Patienten strömen aus Bitterfeld, Zerbst, Köthen und von weiter her zur ihren 50-minütigen Sitzungen. Sie leiden an Burnout, Depressionen und Ängsten. Dabei müssen Neupatienten ein Jahr bis anderthalb Jahre auf die erste Sitzung warten. Im Bundesdurchschnitt beträgt die Wartezeit gerade einmal zweieinhalb Monate. Den Durchschnitt ermittelten Forscher für Medizinmanagement an der Universität Duisburg-Essen jüngst in einer Studie.

"Einen Termin zu bekommen, gleicht einem Glücksspiel", weiß auch der 60-jährige Völker. "Seit 20 Jahren suche ich nach einer Lösung, wie ich die vielen Anmeldungen strukturieren kann." Vergeblich. "Aller drei Monate kann ich etwa 20 neue Patienten annehmen", erzählt der Psychoanalytiker. Doch auf seiner informellen Liste stehen 200 Namen.

"Die Hemmschwelle wird geringer, einen Psychologen aufzusuchen", erklärt die Magdeburger Therapeutin Barbara Orschinski die immense Nachfrage an psychologischen Psychotherapeuten. Neuerdings sorgen sich vermehrt ältere Menschen. Deren Belastungen sind der Leerlauf nach dem Ausscheiden aus dem Berufsleben oder das Wegsterben der Freunde und Familienangehörigen. Andere wiederum suchen professionelle Hilfe, um das bisheriges Leben zu reflektieren.

Kinder und Jugendliche

Ebenso schwierig ist es für Kinder und Jugendliche, einen Behandlungstermin zu bekommen. Britta Orlowsky ist Dessaus einzige Fachtherapeutin für die Leiden der jungen Menschen, von denen nur jeder zweite der Behandelten aus Dessau-Roßlau kommt. Das Einzugsgebiet umfasst Köthen, Bitterfeld-Wolfen, Oranienbaum und Umgebung. Orlowsky sagt: "Auf einen Termin gedulden sich die jungen Patienten etwa anderthalb Jahre." Verheerend für Kinder, die möglichst zügig Hilfe in Anspruch nehmen sollten, damit ihre Entwicklung nicht gestört werde, erklärt die Spezialistin.

Und deren Leiden sind nicht von ungefähr: Zum Wechsel von der vierten in die fünfte Klasse steigt der Leistungsdruck.
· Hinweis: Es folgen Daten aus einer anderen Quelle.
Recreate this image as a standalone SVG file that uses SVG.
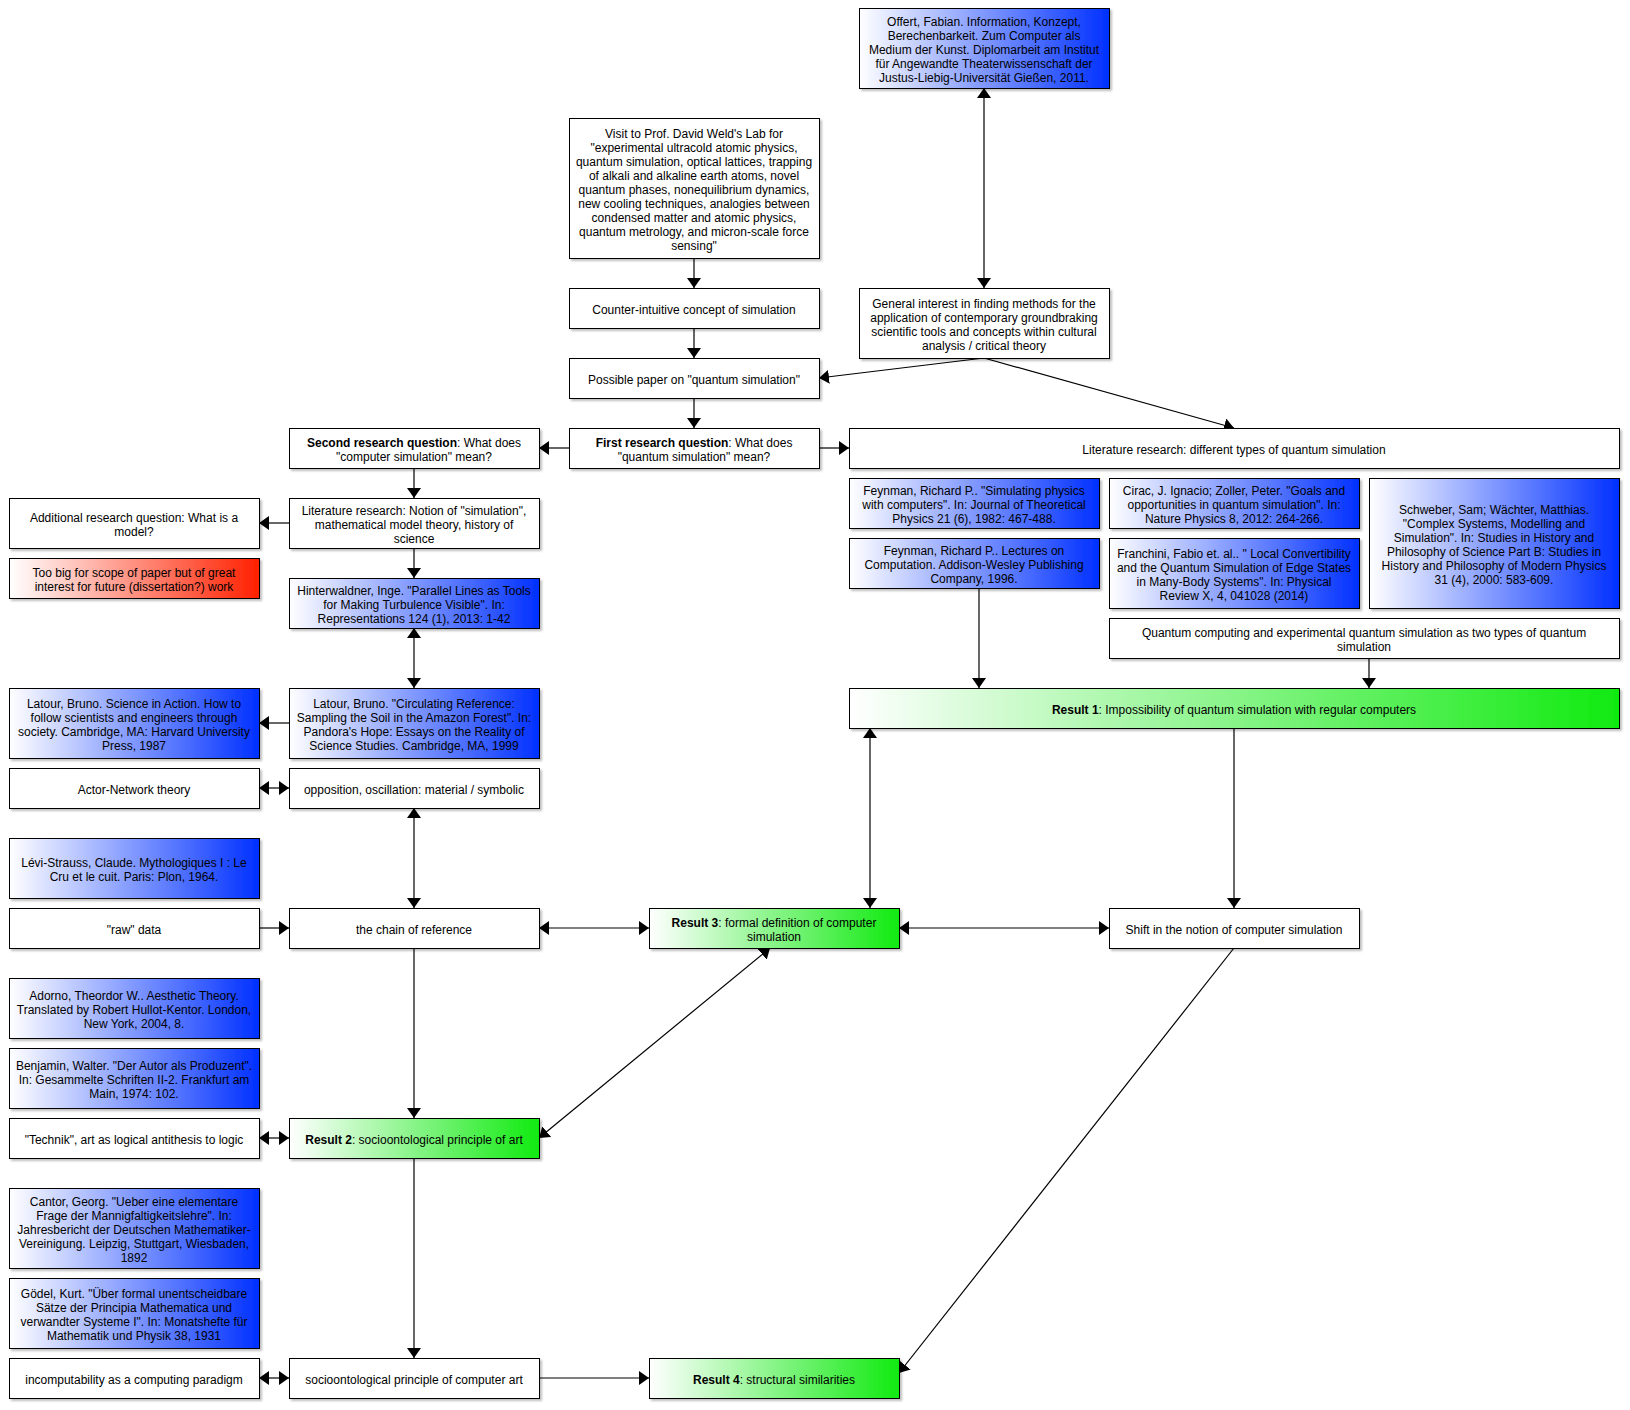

Eltern wollen den besten Ausbildungsweg für ihre Kinder - die wiederum zermürben an Schul- und Leistungsängsten. Andere Kinder und Jugendliche müssen den Tod eines Elternteils verarbeiten oder die Trennung der Eltern verkraften. Manch ein kleiner Patient wurde misshandelt. "Ein Kind oder Jugendlicher bleibt ein bis zwei Jahre in Therapie", sagt Britta Orlowsky.

Statistik und Realität

Trotz der immens langen Wartezeit für Neupatienten von bis zu anderthalb Jahren sieht die Kassenärztliche Vereinigung (KV) keinen eklatanten Mangel an Therapeuten in der Stadt. Der rechnerisch statistische Bedarf sei gedeckt, heißt es in Magdeburg auf Anfrage der MZ. In Dessau versorge ein psychologischer Psychotherapeut 11 409 Einwohner, in Roßlau komme ein Spezialist auf 24 770 Einwohner, so die KV. Unberücksichtigt bleibt in den Statistiken allerdings, wie viele Patienten aus den umliegenden Orten kommen.

Indes sind fünf Stellen für psychotherapeutisch tätige Ärzte in der Stadt unbesetzt, zudem eine Stelle für einen Kinder- und Jugend-Psychotherapeuten in Roßlau. Doch es gibt kaum ausgebildete psychotherapeutisch tätige Ärzte in Ostdeutschland und die fünf offenen Stellen können nicht an potentielle psychologische Psychotherapeuten ausgeschrieben werden. Es sei ein berufspolitisches Spiel, das zwischen Ärzten und Psychotherapeuten ausgetragen werde. Dabei habe die Ärzteschaft in der Kassenärztlichen Vereinigung bereits auf einige Stellen verzichtet, sagt Barbara Orchinski, die die Therapeuten in der Kassenärztlichen Vereinigung in Magdeburg vertritt. Weitere würden allerdings nicht an Psychotherapeuten abgegeben. Indes äußert sich Orchinski zuversichtlich, dass sich die  Versorgungssituation verbessern werde. Wobei sie jegliche Konkretisierung vermeidet: "Ein neues Plan-Verfahren wird derzeit diskutiert. In den nächsten zwei Jahren wird sich die Situation verändern."